Tengo diecinueve años. Estoy con una amiga de viaje, comiendo un trozo de pizza frente al Coliseo. Un chico se sienta a nuestro lado y en un italiano macarrónico nos pregunta si tenemos novio. Mi amiga miente y dice que sí, pero yo no sé mentir y digo que no. Después de veinte minutos de conversación absurda, pues ninguno de los dos dominamos el idioma, me invita a cenar con él. Yo le rechazo. Se ofrece a buscarnos al día siguiente, y yo le rechazo. Nos pregunta si queremos conocer a otro amigo y salir de fiesta juntos, y yo le rechazo. Sigue insistiendo hasta que me invento que aunque no tengo "fidanzzato", sí estoy empezando algo con un chico en Madrid.

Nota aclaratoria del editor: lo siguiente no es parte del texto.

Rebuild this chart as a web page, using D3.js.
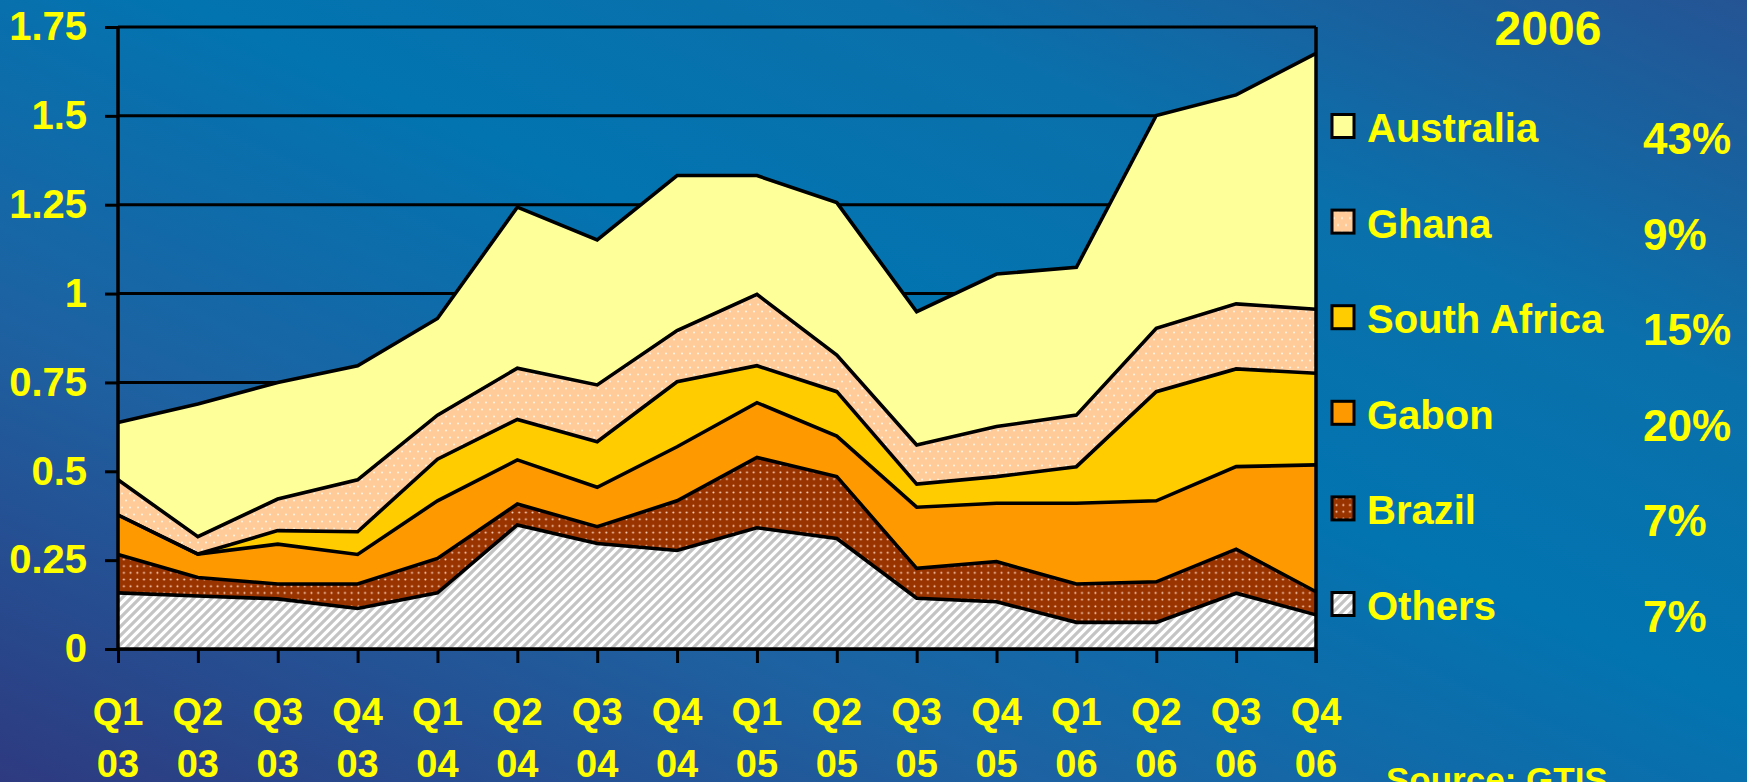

Ahí se despide y se marcha, respetando más a mi hipotético "amico" que a mis cinco o seis rechazos.

Tengo veinte años. La niña a la que doy clases particulares me dice que su madre vendrá a buscarla al acabar, porque esa mañana, mientras iba al colegio, un hombre se ha acercado en la calle desierta y le ha tocado los pechos. Yo me trago la indignación y le digo que hoy puede estar impresionada, pero mañana ya no puede dejar que ningún hombre le impida hacer nada. 

Tengo veintiún años. Salgo de fiesta con dos amigas y los compañeros de clase de una de ellas. Casi al final de la noche, una de ellas me dice que le gusta uno de los chicos, pero no se separa de su amigo, así que bailo un rato con él, para que ella pueda hablar con el otro chico a solas. Me cae bien, pero no me atrae. Cuando intenta besarme, le esquivo y él se cabrea. Me dice que soy una calientapollas, que si no quería nada para qué bailo con él y que le "debo" algo. Me voy a casa con ganas de llorar o de matar a alguien.

Tengo veintidós años. Acabo de salir del gimnasio y voy caminando deprisa hacia casa, con mis deportivas, mis mallas y un abrigo grueso. Es casi la hora de cenar y estoy deseando ducharme y meterme en la cama. Un chico más joven que yo se cruza conmigo en la calle desierta y, sin decir nada, me toca la entrepierna. Yo le insulto y le empujo contra un coche y, aunque él se aleja riéndose, yo llego a casa deseando haber hecho algo más.

Tengo veinticuatro años. Voy caminando por la calle al lado de mi padre. No es de noche, no estoy sola, no llevo falda corta. Un chico me mira de arriba a abajo, se relame y me lanza un beso. Mi madre, que iba detrás de nosotros, se queda con ganas de decirle algo.

Tengo veinticuatro años. He quedado para tomar un helado a media tarde y me pongo unos vaqueros cortos y una camiseta pero, como sé que mi amiga vendrá arreglada de trabajar, aprovecho para lucir mis cuñas de esparto. Nada más salir a la calle un chico me chasquea la lengua como a un perro y me dice que soy una "mami preciosa".

Tengo veinticuatro años. Y me pregunto si esto va a parar algún día.